**Task description:**
Locate each line in the records containing "this". Copy it.

**Record excerpts:**

START

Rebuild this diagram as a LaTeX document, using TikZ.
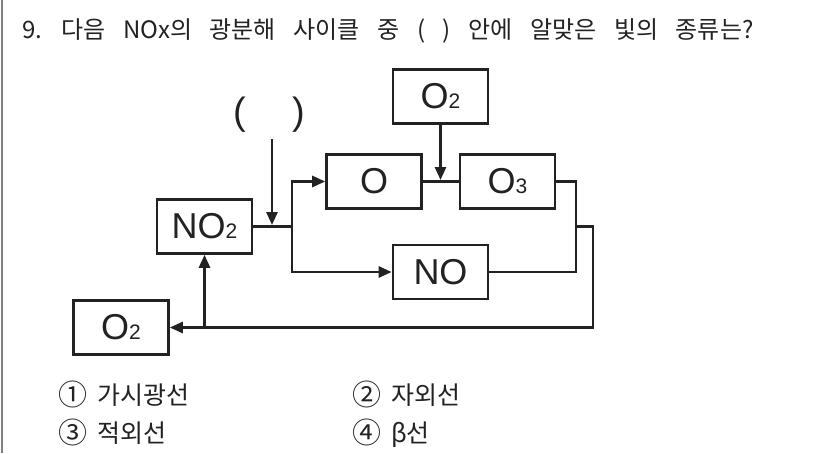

END
START

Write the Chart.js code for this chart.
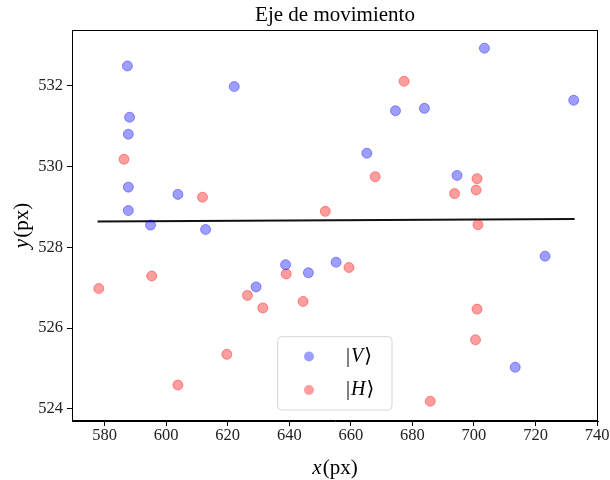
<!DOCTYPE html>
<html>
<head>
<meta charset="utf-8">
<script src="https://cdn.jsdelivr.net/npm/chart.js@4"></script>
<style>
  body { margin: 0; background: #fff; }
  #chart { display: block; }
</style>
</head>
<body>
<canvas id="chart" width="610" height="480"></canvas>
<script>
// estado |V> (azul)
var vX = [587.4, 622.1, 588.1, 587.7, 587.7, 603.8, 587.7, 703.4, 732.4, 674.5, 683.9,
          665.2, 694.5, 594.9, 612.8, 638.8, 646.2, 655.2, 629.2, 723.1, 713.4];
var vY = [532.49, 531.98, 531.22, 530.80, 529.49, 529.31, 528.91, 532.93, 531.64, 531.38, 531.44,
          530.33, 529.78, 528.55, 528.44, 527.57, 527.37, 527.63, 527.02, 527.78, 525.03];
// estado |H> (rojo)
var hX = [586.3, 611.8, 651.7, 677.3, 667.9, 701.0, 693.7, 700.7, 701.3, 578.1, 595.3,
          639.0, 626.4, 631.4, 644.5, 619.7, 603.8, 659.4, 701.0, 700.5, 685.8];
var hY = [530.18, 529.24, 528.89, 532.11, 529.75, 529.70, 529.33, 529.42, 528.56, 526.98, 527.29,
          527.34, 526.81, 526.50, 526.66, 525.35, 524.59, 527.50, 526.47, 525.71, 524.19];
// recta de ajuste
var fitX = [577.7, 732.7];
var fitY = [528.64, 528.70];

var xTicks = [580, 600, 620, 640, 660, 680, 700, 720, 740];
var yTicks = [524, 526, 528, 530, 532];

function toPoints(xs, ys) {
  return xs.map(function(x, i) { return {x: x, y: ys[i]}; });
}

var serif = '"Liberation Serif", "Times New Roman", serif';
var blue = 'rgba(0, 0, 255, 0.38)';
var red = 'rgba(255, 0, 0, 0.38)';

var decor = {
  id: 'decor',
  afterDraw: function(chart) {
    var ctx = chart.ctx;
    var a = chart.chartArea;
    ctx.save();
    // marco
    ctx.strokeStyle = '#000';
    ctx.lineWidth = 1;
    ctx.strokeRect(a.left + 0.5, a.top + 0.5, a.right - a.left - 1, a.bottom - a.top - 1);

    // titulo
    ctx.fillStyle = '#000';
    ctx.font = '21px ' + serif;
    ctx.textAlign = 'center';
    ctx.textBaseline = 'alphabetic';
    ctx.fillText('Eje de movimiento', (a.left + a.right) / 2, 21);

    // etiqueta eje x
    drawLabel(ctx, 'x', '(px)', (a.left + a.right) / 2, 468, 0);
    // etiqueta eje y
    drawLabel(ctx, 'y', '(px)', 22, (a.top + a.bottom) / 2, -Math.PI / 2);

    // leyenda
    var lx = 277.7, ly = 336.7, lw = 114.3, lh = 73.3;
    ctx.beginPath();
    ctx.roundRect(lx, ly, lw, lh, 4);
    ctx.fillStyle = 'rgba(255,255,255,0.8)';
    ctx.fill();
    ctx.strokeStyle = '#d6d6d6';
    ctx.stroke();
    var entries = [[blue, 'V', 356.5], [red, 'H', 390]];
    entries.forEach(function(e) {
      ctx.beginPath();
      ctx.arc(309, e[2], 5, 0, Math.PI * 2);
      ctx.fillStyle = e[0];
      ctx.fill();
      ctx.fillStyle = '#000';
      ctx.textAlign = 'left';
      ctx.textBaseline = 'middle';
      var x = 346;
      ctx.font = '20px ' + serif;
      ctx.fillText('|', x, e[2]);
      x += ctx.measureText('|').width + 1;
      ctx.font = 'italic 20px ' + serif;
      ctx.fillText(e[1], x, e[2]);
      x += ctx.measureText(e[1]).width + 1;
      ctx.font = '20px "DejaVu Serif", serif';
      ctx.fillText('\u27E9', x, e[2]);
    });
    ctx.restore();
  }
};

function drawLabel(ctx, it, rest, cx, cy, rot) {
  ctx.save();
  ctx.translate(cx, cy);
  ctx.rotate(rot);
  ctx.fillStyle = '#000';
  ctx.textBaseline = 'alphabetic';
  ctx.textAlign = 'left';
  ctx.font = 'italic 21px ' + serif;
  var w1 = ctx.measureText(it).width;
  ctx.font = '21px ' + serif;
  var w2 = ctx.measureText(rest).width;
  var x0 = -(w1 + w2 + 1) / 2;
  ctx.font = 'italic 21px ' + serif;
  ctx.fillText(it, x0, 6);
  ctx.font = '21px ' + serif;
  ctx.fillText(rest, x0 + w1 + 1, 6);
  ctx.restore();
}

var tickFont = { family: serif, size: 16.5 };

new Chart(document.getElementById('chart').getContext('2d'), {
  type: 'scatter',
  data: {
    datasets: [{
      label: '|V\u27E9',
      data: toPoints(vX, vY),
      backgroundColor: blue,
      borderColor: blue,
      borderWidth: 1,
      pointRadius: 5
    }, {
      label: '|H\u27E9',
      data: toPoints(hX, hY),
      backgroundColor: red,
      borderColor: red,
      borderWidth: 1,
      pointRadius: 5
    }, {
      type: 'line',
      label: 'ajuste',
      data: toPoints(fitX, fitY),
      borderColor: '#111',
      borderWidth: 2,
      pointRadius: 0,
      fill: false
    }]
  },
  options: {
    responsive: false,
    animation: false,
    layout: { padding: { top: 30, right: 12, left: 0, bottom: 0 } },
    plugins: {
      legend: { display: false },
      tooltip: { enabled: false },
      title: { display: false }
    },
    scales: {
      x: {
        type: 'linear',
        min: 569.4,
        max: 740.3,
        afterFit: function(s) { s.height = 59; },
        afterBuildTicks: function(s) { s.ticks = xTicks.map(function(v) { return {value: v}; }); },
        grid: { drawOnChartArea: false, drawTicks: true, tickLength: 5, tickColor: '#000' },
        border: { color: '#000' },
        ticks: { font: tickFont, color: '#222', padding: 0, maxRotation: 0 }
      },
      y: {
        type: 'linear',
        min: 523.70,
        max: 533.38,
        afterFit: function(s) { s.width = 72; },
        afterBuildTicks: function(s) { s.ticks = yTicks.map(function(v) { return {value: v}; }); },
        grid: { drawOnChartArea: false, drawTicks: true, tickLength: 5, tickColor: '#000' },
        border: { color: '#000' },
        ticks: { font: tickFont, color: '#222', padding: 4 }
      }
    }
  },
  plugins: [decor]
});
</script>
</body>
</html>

END
START

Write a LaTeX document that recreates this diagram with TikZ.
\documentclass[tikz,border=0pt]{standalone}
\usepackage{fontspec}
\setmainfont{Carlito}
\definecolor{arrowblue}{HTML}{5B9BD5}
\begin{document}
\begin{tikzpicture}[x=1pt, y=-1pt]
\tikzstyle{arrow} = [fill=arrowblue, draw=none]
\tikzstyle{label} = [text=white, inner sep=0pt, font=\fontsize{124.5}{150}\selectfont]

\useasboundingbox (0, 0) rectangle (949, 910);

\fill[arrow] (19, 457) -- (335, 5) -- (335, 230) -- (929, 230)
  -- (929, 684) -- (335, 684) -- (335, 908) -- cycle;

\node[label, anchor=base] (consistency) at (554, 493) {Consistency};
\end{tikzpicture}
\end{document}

END

**Exercise solution:**
Rebuild this diagram as a LaTeX document, using TikZ.
Write the Chart.js code for this chart.
Write a LaTeX document that recreates this diagram with TikZ.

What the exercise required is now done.